Insider Trading April 14, 2026 04:31 PM

Nike director Timothy Cook buys $1.06 million in Class B shares as stock trades near 52-week low

Transaction increases Cook's direct stake amid investor scrutiny, analyst downgrades and an executive exit

By Derek Hwang NKE
Nike director Timothy Cook buys $1.06 million in Class B shares as stock trades near 52-week low
NKE

Nike director Timothy Cook purchased 25,000 shares of Class B common stock on April 10, 2026, paying roughly $42.43 per share for a total outlay of $1,060,750, according to a Form 4 filing with the Securities and Exchange Commission. The acquisition comes as Nike shares trade close to their 52-week low and amid a string of analyst downgrades, margin compression and the departure of the company's chief innovation officer.

Key Points

  • Director Timothy Cook bought 25,000 Class B shares on April 10, 2026, at about $42.43 per share, totaling $1,060,750; Cook now directly owns 130,480 shares.
  • Nike shares have traded near a 52-week low of $42.09 and are down roughly 36% over the past six months, attracting renewed analyst scrutiny.
  • Several brokerages adjusted ratings and price targets amid margin pressure and market concerns, while the company saw the departure of Chief Innovation Officer Tony Bignell after less than a year.

Nike NYSE:NKE director Timothy Cook made a direct purchase of 25,000 shares of Class B common stock on April 10, 2026, filing the transaction in a Form 4 with the Securities and Exchange Commission. The filing shows the shares were acquired at a price of $42.43 each, for a total transaction value of $1,060,750.

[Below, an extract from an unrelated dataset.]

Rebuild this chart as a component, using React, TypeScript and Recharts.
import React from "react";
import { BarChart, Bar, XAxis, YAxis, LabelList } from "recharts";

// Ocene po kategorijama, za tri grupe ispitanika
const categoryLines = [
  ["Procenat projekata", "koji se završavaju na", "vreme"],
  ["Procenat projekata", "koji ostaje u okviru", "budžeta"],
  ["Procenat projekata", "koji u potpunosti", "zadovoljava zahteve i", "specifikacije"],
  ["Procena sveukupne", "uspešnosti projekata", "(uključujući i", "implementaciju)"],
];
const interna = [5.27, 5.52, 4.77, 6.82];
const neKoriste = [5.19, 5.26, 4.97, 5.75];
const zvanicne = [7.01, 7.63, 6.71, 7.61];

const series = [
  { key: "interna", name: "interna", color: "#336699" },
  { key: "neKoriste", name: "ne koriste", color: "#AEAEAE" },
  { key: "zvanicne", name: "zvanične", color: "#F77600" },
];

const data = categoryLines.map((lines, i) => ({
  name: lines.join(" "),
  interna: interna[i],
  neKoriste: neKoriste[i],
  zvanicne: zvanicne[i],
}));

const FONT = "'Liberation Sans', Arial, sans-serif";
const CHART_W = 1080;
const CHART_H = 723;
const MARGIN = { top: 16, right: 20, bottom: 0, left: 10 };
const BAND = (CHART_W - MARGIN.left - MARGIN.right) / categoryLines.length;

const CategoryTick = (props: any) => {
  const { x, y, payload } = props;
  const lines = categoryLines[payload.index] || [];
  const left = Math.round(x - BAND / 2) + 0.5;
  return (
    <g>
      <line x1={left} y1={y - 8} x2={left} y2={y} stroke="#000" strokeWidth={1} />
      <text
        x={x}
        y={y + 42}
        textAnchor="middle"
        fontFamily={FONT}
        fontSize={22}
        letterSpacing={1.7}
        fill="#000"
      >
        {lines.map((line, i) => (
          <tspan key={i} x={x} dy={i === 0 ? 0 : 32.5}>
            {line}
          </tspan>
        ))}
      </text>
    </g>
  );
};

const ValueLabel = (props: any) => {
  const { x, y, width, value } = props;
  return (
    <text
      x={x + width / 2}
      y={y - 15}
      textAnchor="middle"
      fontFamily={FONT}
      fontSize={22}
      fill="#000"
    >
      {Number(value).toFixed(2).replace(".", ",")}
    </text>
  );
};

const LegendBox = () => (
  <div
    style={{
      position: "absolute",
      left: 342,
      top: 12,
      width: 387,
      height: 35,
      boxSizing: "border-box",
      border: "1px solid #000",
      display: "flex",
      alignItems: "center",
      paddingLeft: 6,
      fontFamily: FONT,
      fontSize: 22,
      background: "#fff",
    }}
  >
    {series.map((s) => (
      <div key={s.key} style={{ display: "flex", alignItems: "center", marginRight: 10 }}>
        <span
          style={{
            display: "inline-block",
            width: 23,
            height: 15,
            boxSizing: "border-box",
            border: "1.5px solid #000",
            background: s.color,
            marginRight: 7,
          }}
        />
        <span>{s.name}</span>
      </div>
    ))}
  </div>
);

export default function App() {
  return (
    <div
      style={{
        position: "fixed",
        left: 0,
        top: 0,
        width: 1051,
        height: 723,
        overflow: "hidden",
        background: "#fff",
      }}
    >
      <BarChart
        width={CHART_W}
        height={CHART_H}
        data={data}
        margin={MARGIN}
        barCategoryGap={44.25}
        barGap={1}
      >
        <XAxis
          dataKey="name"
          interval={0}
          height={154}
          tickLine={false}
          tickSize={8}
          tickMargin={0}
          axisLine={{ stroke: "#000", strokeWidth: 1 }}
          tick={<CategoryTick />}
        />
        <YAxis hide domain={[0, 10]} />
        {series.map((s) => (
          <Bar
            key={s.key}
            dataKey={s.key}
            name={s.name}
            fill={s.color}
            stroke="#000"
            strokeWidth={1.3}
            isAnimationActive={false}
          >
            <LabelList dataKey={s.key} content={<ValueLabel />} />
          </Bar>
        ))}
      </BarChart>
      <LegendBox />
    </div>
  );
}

The Form 4 specifies that the per-share price for the trade ranged between $42.42 and $42.44. After completing the purchase, Cook now directly holds 130,480 shares of NIKE, Inc.

The trade occurs against a backdrop of weak near-term price performance for Nike. The company’s shares have been trading near a 52-week low of $42.09 and are down roughly 36% over the past six months.

Separately, a professional research service's analysis included in public reporting indicates Nike may be undervalued at current market levels. That research provider also offers a comprehensive Pro Research Report on Nike as well as coverage for more than 1,400 other U.S. equities.


Investor attention to the company has heightened as several brokerages have reassessed Nike’s near-term outlook and taken actions on ratings and price targets. The following analyst moves were noted in recent reporting:

  • HSBC downgraded Nike from Buy to Hold and trimmed its price target to $48 from $90, citing uncertainty about the company’s business recovery.
  • Piper Sandler moved Nike to Neutral from Overweight and reset its price target to $50, pointing to concerns about saturation in the Sportswear segment.
  • UBS maintained a Neutral rating and set a $54 price target, highlighting margin concerns and questioning whether earnings estimates have been reduced enough to lure investors.
  • BofA Securities kept a Neutral rating with a $55 price target and flagged regional pressures that weighed on Nike’s gross margin, which fell 130 basis points year-over-year to 40.2% in the third quarter of fiscal 2026.

In addition to the ratings activity and margin commentary, Nike announced a leadership change in its innovation function. Chief Innovation Officer Tony Bignell departed the role after less than a year in the job. That exit marks the third time the position has seen turnover in under three years, a fact that market participants and observers have noted as they reassess the company’s strategic continuity.

The combination of an insider purchasing shares, downward analyst revisions and executive turnover frames the current investor debate on Nike. The insider transaction is a concrete data point for shareholders to weigh alongside the broader analyst skepticism and the company’s recently reported margin deterioration.

All transaction details and the analyst actions referenced above are drawn from the company's public filing and subsequent reporting.

Risks

  • Analyst downgrades and lowered price targets signal investor uncertainty that could weigh on near-term share performance - impacts the consumer discretionary and equity markets.
  • Gross margin contraction, reported as a 130 basis point decline year-over-year to 40.2% in fiscal Q3 2026, raises questions about profitability and regional pressures - affects retail and apparel sector earnings.
  • Repeated turnover in the chief innovation officer role, with the most recent exit after less than a year, introduces execution and strategic continuity risks for product development and long-term competitiveness in the apparel and footwear market.